When consumed, content creates an experience for the consumer. The term consumer in this context includes anyone who consumes content, whether internal or external to an organization, through any platform.

This book uses the term consumer instead of end user since end user can imply interaction on levels beyond passive consumption of content. For example, a consumer could be someone who reads text from a user guide but does not necessarily interact with a digital experience. A consumer can also be anyone who calls a product-support center. In this scenario, a specialist, guided by content served up on a company’s internal portal, serves a customer’s needs or requests.

The term experience may seem powerful as well as ambiguous. Experience conveys the emotional response a consumer has when engaging with content and the mental experience it creates. To explain this concept a bit further, consider the following:

How do you feel and what experience does a beautiful song create the first time you hear it?

How do you feel and what experience do you have when you read a compelling novel?

What emotional response surfaces and how do you perceive your experience with a brand and its product when the company’s website lacks the information you need?

How satisfied does a call to a customer support center feel when you get everything you need in a timely manner, leaving you able to resolve an issue?

When you view a television commercial for a nonprofit organization, then to go a website and see all the amazing work the organization does to better humanity, how inspired are you?

The content experience includes every piece of content with which a consumer interacts that reflects the organization or brand – regardless of whether that content was created by the organization or by other parties and consumers. For example, the content experience can include what others say about the brand or organization through social channels like Twitter or what influencers write about a product in a blog.

In the relationship between a brand or organization and the consumer, the content experience constitutes the consumer’s interaction with usable, timely, and branded content at every distribution-exchange point where consumers access information. In this context, when we think of content as active engagement – as opposed to a passively consumed, static piece of information – the increased value of content to an organization and to the person who consumes it becomes clear.

Because of the experience that content creates – bad or good – content creates a life-force for a brand. Content can mean success, or failure.

1.3. What is enterprise content strategy?

What if you wrote and recorded a potentially multiplatinum, Grammy-winning song, but it never made it to iTunes, the airways, or store shelves, so no one ever heard it? Without an effective way to deliver your masterpiece and get it heard, you may be the only person to ever appreciate it. Without a publishing platform to offer it and market it to those who have not heard it, your exposure will be limited.

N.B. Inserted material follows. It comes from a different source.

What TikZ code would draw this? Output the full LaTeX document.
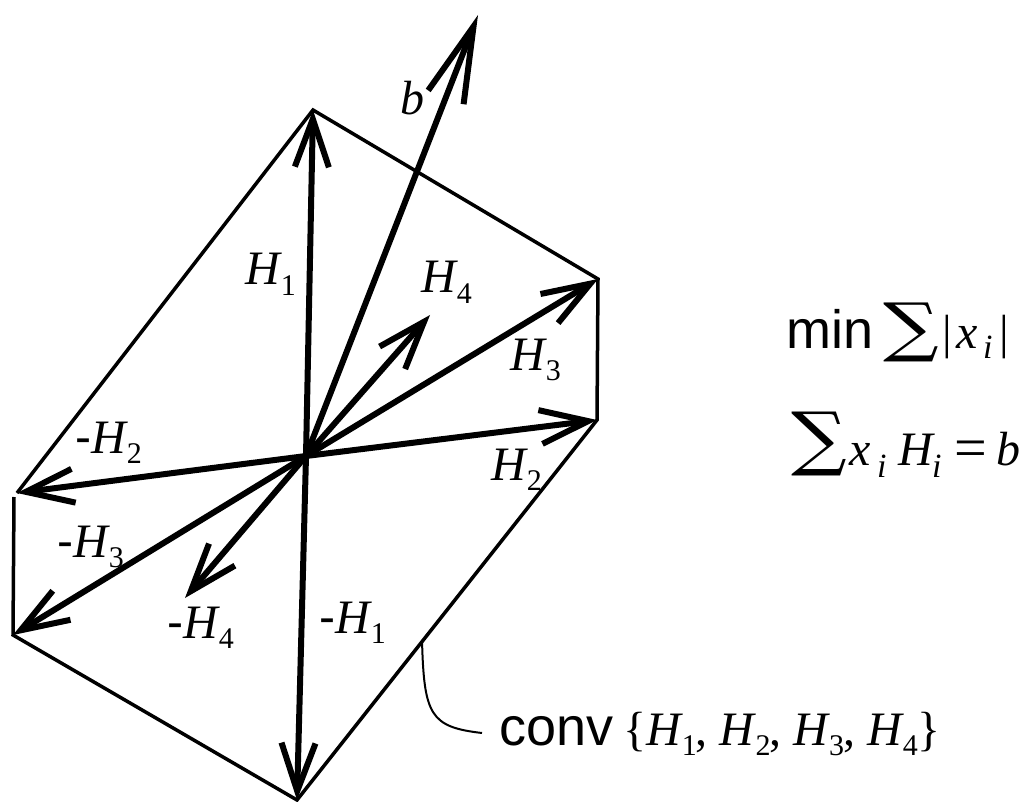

Put another way, a brand may have the best product, but without the proper messaging, the content to support the product, and the ability to reach consumers, the company that developed the product may end up bankrupt. A competitor may rise up and succeed solely because it has better content. Content can make or break a brand, and it can determine whether an NGO or nonprofit succeeds.

A content strategy proves critical. Good content in and of itself can no longer be the only goal. Businesses must have a content strategy to identify new content opportunities, create new content, optimize existing content, and deliver content to the right audience. Within this dynamic, the content itself and how well it can be delivered, found, seen, experienced, and improved upon are the keys to success for any organization.